Exercise data
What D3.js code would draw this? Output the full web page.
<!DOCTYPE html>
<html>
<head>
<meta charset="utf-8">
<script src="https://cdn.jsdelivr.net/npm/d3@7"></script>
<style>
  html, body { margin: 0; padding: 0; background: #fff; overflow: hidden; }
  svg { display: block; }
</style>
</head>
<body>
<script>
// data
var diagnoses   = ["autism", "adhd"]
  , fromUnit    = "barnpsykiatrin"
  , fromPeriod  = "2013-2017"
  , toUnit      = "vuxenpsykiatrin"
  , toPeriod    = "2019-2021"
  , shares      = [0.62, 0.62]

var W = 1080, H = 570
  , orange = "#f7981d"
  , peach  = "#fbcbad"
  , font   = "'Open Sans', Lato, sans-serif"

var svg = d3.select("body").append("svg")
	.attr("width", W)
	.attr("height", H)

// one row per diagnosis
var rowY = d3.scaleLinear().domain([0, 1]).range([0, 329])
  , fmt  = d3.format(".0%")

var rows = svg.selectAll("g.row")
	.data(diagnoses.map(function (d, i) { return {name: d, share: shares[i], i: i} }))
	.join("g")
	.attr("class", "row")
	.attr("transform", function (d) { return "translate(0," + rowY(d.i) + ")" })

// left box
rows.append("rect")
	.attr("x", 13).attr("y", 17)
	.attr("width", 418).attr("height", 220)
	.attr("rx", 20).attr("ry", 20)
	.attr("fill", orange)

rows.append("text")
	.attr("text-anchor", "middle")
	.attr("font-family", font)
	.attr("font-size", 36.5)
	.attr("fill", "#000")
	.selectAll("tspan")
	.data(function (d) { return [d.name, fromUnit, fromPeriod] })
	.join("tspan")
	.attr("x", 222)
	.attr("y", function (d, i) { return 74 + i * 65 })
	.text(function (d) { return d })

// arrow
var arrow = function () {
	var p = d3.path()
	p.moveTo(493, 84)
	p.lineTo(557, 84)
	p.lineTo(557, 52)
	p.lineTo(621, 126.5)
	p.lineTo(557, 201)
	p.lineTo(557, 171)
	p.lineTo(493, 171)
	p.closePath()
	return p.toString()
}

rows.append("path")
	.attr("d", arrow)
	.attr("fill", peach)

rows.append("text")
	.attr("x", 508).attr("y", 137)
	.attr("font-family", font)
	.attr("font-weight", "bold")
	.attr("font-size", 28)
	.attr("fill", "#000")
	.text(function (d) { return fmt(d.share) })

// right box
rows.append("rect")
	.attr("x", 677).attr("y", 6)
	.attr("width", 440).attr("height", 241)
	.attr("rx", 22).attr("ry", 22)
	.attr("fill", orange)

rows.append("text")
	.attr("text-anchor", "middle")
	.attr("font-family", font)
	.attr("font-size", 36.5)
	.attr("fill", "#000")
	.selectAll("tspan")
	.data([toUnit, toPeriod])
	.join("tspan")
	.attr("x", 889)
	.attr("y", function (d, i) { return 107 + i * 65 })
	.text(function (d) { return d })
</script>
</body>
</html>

...

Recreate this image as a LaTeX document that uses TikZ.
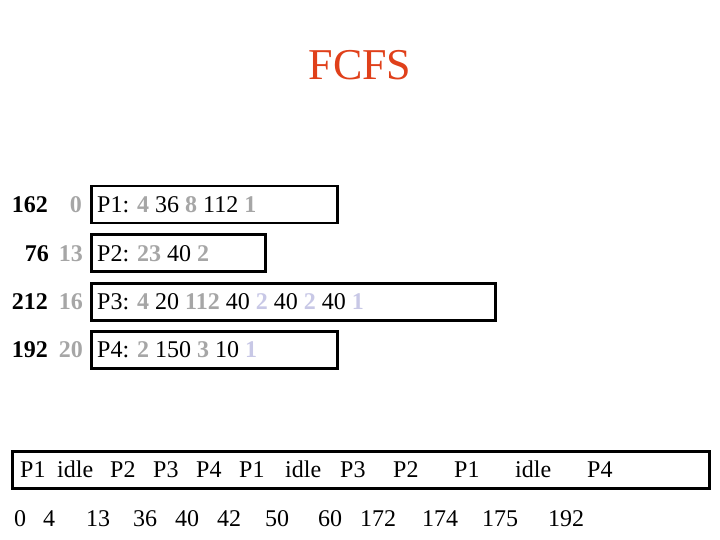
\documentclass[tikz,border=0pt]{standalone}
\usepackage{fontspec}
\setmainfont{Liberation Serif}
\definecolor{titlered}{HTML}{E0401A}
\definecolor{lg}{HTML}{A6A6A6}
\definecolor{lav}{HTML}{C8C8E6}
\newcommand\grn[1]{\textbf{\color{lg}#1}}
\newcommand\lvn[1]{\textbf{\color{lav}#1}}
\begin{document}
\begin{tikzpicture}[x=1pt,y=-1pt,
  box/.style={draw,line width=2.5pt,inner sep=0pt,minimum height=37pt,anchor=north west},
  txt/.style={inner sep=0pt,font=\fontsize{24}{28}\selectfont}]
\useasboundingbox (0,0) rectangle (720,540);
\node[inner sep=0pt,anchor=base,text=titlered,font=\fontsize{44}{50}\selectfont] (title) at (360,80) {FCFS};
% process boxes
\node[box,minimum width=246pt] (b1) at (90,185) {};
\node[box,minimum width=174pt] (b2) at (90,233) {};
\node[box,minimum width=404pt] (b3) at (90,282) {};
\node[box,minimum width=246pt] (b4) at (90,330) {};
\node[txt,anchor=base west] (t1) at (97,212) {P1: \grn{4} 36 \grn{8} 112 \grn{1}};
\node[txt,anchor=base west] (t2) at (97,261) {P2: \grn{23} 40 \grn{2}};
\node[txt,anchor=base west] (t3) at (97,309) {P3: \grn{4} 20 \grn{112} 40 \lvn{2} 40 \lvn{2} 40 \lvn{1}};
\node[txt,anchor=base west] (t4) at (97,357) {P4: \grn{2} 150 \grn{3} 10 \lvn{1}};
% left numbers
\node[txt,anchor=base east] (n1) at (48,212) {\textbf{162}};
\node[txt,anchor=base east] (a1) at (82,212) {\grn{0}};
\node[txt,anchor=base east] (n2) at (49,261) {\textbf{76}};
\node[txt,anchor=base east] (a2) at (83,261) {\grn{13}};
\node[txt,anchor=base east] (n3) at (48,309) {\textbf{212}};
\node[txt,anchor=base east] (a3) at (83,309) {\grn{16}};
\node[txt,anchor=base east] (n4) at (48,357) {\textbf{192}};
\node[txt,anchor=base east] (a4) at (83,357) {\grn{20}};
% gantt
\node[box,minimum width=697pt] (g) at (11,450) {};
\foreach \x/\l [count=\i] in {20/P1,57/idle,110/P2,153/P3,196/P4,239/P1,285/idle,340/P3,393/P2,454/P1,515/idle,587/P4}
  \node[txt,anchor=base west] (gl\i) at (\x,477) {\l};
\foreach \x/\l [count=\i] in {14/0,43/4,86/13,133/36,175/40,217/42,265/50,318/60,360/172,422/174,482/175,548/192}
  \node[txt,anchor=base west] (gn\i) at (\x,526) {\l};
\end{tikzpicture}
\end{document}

What you are asked to do
From the listing above, pick out each line where the word "this" appears.

Worked solution
What D3.js code would draw this? Output the full web page.
Recreate this image as a LaTeX document that uses TikZ.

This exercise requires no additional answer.